Governments are charting different paths for AI governance: the European Union, Japan and South Korea are establishing regulatory frameworks. The United States and China are rolling out national action plans, while the African Union, Brazil and Egypt are strategically updating national AI strategies to align governance frameworks with their ambitions.
For business leaders, this complex and fragmented AI governance landscape is both a challenge and an opportunity. Investors, customers, partners and employees are no longer content with promises of innovation; they expect confidence that AI systems will be accurate, predictable and beneficial to society. Increasingly, trust is the true limit of AI innovation. The ability to demonstrate resilient, responsible AI practices is, therefore, the key differentiator between organizations that inspire confidence and those that fall behind.
Responsible AI practices remain nascent
Despite increased awareness and measurable benefits of responsible AI practices by organizations, research finds that 81% of companies remain in nascent stages of its implementation. Unaddressed, this governance gap can put AI investments in jeopardy and leave risks to the company and the public unmitigated.
Over the past two years, the Resilient AI Governance and Regulation working group of the World Economic Forum’s AI Governance Alliance, with support from Accenture as its knowledge partner, has mapped key challenges that business leaders face in implementing responsible AI with the goal of identifying actionable strategies to address roadblocks.
One category of challenges emerges from within organizations. This may include contending with legacy systems and security frameworks, ill-defined accountability structures and protocols, unassessed third-party AI tools and limited visibility into enterprise-wide AI usage. Then, there are roadblocks arising from the ecosystem external to the organization, such as navigating regulatory fragmentation and volatility, legal ambiguities and unclear responsibility allocation across the AI value chain.
As AI capabilities advance and AI use cases scale across the workforce, the need for public-private partnerships to overcome these challenges to responsible AI implementation - and the risks in not doing so - is heightened. Without coordination, misaligned responsible AI approaches can slow the deployment of innovations and result in unintended consequences, such as loss of human expertise, biases in decision-making and social harms.

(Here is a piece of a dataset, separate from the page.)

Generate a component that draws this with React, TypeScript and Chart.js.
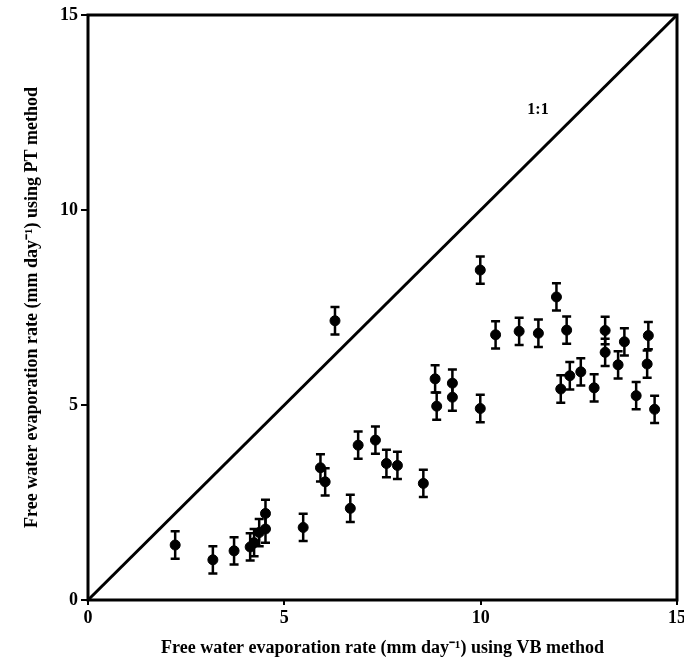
import React, { useEffect, useRef } from "react";
import { Chart, registerables } from "chart.js";

Chart.register(...registerables);

// VB method (x) vs PT method (y), mm/day
const vbRates = [
  2.22, 3.18, 3.72, 4.13, 4.23, 4.36, 4.52, 4.52, 5.48, 5.92, 6.04, 6.29, 6.68, 6.88,
  7.32, 7.6, 7.88, 8.54, 8.84, 8.88, 9.28, 9.28, 9.99, 9.99, 10.38, 10.98, 11.47,
  11.93, 12.04, 12.19, 12.27, 12.55, 12.89, 13.17, 13.17, 13.5, 13.66, 13.96, 14.24,
  14.27, 14.43,
];
const ptRates = [
  1.41, 1.03, 1.26, 1.36, 1.47, 1.73, 1.82, 2.22, 1.86, 3.39, 3.03, 7.16, 2.35, 3.97,
  4.1, 3.5, 3.45, 2.99, 5.67, 4.97, 5.56, 5.2, 8.46, 4.91, 6.8, 6.89, 6.84, 7.77, 5.41,
  6.92, 5.75, 5.85, 5.44, 6.91, 6.35, 6.03, 6.62, 5.24, 6.05, 6.78, 4.89,
];
const ptErrors = [
  0.35, 0.35, 0.35, 0.35, 0.35, 0.35, 0.35, 0.35, 0.35, 0.35, 0.35, 0.35, 0.35, 0.35,
  0.35, 0.35, 0.35, 0.35, 0.35, 0.35, 0.35, 0.35, 0.35, 0.35, 0.35, 0.35, 0.35, 0.35,
  0.35, 0.35, 0.35, 0.35, 0.35, 0.35, 0.35, 0.35, 0.35, 0.35, 0.35, 0.35, 0.35,
];
const oneToOneLine = [0, 15];
const oneToOneLabel = "1:1";
const oneToOneLabelPos = [11.46, 12.58];
const axisMin = 0;
const axisMax = 15;
const tickStep = 5;
const xTitle = "Free water evaporation rate (mm day\u207B\u00B9) using VB method";
const yTitle = "Free water evaporation rate (mm day\u207B\u00B9) using PT method";

const SERIF = "'Liberation Serif', 'Times New Roman', serif";

const errorBarPlugin = {
  id: "errorBars",
  afterDatasetsDraw(chart: any) {
    const { ctx, scales } = chart;
    const xs = scales.x;
    const ys = scales.y;
    ctx.save();
    ctx.strokeStyle = "#000";
    ctx.lineWidth = 2.5;
    for (let i = 0; i < vbRates.length; i++) {
      const px = xs.getPixelForValue(vbRates[i]);
      const top = ys.getPixelForValue(ptRates[i] + ptErrors[i]);
      const bot = ys.getPixelForValue(ptRates[i] - ptErrors[i]);
      ctx.beginPath();
      ctx.moveTo(px, top);
      ctx.lineTo(px, bot);
      ctx.moveTo(px - 4.5, top);
      ctx.lineTo(px + 4.5, top);
      ctx.moveTo(px - 4.5, bot);
      ctx.lineTo(px + 4.5, bot);
      ctx.stroke();
    }
    // frame
    const a = chart.chartArea;
    ctx.lineWidth = 3;
    ctx.beginPath();
    ctx.rect(a.left, a.top, a.right - a.left, a.bottom - a.top);
    ctx.stroke();
    // 1:1 label
    ctx.fillStyle = "#000";
    ctx.font = `bold 16px ${SERIF}`;
    ctx.textAlign = "center";
    ctx.textBaseline = "middle";
    ctx.fillText(
      oneToOneLabel,
      xs.getPixelForValue(oneToOneLabelPos[0]),
      ys.getPixelForValue(oneToOneLabelPos[1])
    );
    ctx.restore();
  },
};

export default function App() {
  const ref = useRef<HTMLCanvasElement | null>(null);
  useEffect(() => {
    if (!ref.current) return;
    const chart = new Chart(ref.current, {
      type: "scatter",
      data: {
        datasets: [
          {
            type: "line",
            data: oneToOneLine.map((v) => ({ x: v, y: v })),
            borderColor: "#000",
            borderWidth: 3,
            pointRadius: 0,
            fill: false,
            order: 2,
          } as any,
          {
            data: vbRates.map((x, i) => ({ x, y: ptRates[i] })),
            backgroundColor: "#000",
            borderColor: "#000",
            pointRadius: 5,
            pointHoverRadius: 5,
            order: 1,
          },
        ],
      },
      plugins: [errorBarPlugin],
      options: {
        responsive: false,
        animation: false,
        events: [],
        layout: { padding: { top: 15, right: 7, left: 0, bottom: 0 } },
        plugins: { legend: { display: false }, tooltip: { enabled: false } },
        scales: {
          x: {
            type: "linear",
            min: axisMin,
            max: axisMax,
            border: { display: false },
            grid: {
              display: true,
              drawOnChartArea: false,
              drawTicks: true,
              tickLength: 5,
              color: "#000",
              lineWidth: 2,
            },
            ticks: {
              stepSize: tickStep,
              color: "#000",
              padding: 3,
              maxRotation: 0,
              font: { family: SERIF, size: 18, weight: "bold" },
            },
            title: {
              display: true,
              text: xTitle,
              color: "#000",
              padding: { top: 0, bottom: 5 },
              font: { family: SERIF, size: 18, weight: "bold" },
            },
            afterFit: (s: any) => {
              s.height = 64;
              s.paddingLeft = 0;
              s.paddingRight = 0;
            },
          },
          y: {
            type: "linear",
            min: axisMin,
            max: axisMax,
            border: { display: false },
            grid: {
              display: true,
              drawOnChartArea: false,
              drawTicks: true,
              tickLength: 7,
              color: "#000",
              lineWidth: 2,
            },
            ticks: {
              stepSize: tickStep,
              color: "#000",
              padding: 3,
              font: { family: SERIF, size: 18, weight: "bold" },
            },
            title: {
              display: true,
              text: yTitle,
              color: "#000",
              padding: { top: 22, bottom: 0 },
              font: { family: SERIF, size: 18, weight: "bold" },
            },
            afterFit: (s: any) => {
              s.width = 88;
              s.paddingTop = 0;
              s.paddingBottom = 0;
            },
          },
        },
      },
    });
    return () => chart.destroy();
  }, []);
  return (
    <div style={{ position: "fixed", left: 0, top: 0, width: 684, height: 664, background: "#fff" }}>
      <canvas ref={ref} width={684} height={664} style={{ display: "block" }} />
    </div>
  );
}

Such negative externalities underscore the urgency of fostering responsible AI practices by organizations within national borders and across jurisdictions. This entails moving beyond compliance-driven mandates towards adaptive, collaborative governance frameworks that encourage innovation while safeguarding society.
A new playbook to advance responsible AI
To address internal and ecosystem challenges that organizations face in responsible AI implementation, the AI Governance Alliance has led a global, multistakeholder effort resulting in Advancing Responsible AI Innovation: A Playbook.
This first-of-its-kind guide outlines nine key plays across three dimensions to help organizations turn principles into practice. It also highlights the role of government leaders in fostering a strong ecosystem built on public-private partnerships and international cooperation.

Reactions to the value and impact of the playbook
According to Cathy Li, Head of the Centre for AI Excellence at the World Economic Forum, "the playbook provides a practical roadmap for public-private engagement to enable corporate responsible AI practices across business contexts and jurisdictions."
Arnab Chakraborty, Chief Responsible AI Officer at Accenture, shared that the company “is proud to serve as knowledge partner to the Forum and the Alliance on this initiative."
He also highlighted how the playbook "provides business leaders with a play-by-play approach, backed by real-world case studies, to implement responsible AI practices that unlock the full value potential of AI.”
For Andrew Levy, Accenture's Chief Corporate and Government Affairs Officer, "these practical insights ensure that policymakers and regulators have a roadmap to foster confident AI innovation and investment at an ecosystem level."
How is the World Economic Forum creating guardrails for Artificial Intelligence?
Members of the Resilient AI Governance and Regulation working group of the AI Governance Alliance also shared thoughts on the impact of this publication and the value it provides for organizations and jurisdictions.
Amir Banifatemi, Chief Responsible AI Officer at Cognizant, highlighted the practicality of the playbook for CEOs: “By operationalizing responsible AI and demonstrating it with evidence, organizations can scale faster, meet cross-border requirements and convert trust into competitive advantage.”
The playbook redefines or reframes responsible AI from being just a compliance requirement to a strategic driver for sustainable innovation — showing that ethical AI practices not only manage risk but also build competitive advantage.
”Daniel Duke Odongo, Director of Product and Member of the Executive Team at Ushahidi, shared that “one of the most vital principles reflected in this playbook is transparency as a foundation of trust.”
Idoia Salazar, Professor at the Universidad CEU San Pablo (Spain) and President of OdiseIA, emphasized how the playbook helps “organizations unlock the full potential of AI technologies, while minimizing risks through real-world applications and actionable frameworks.”
Responsible AI is not just good governance; it is the foundation of global competitiveness. Advancing Responsible AI Innovation: A Playbook provides a practical roadmap to use now: for organizations to mature their responsible AI practices, for governments to foster enabling governance ecosystems and for both to collaborate across borders. While each of the plays outlines coordinated steps and complementary actions for organizations and governments, the recommendations should be considered in the broader context of critical efforts led by other stakeholders, such as academia and civil society. Leaders who seize this opportunity will mitigate risks and shape the future of AI as a driver of sustainable innovation and shared prosperity.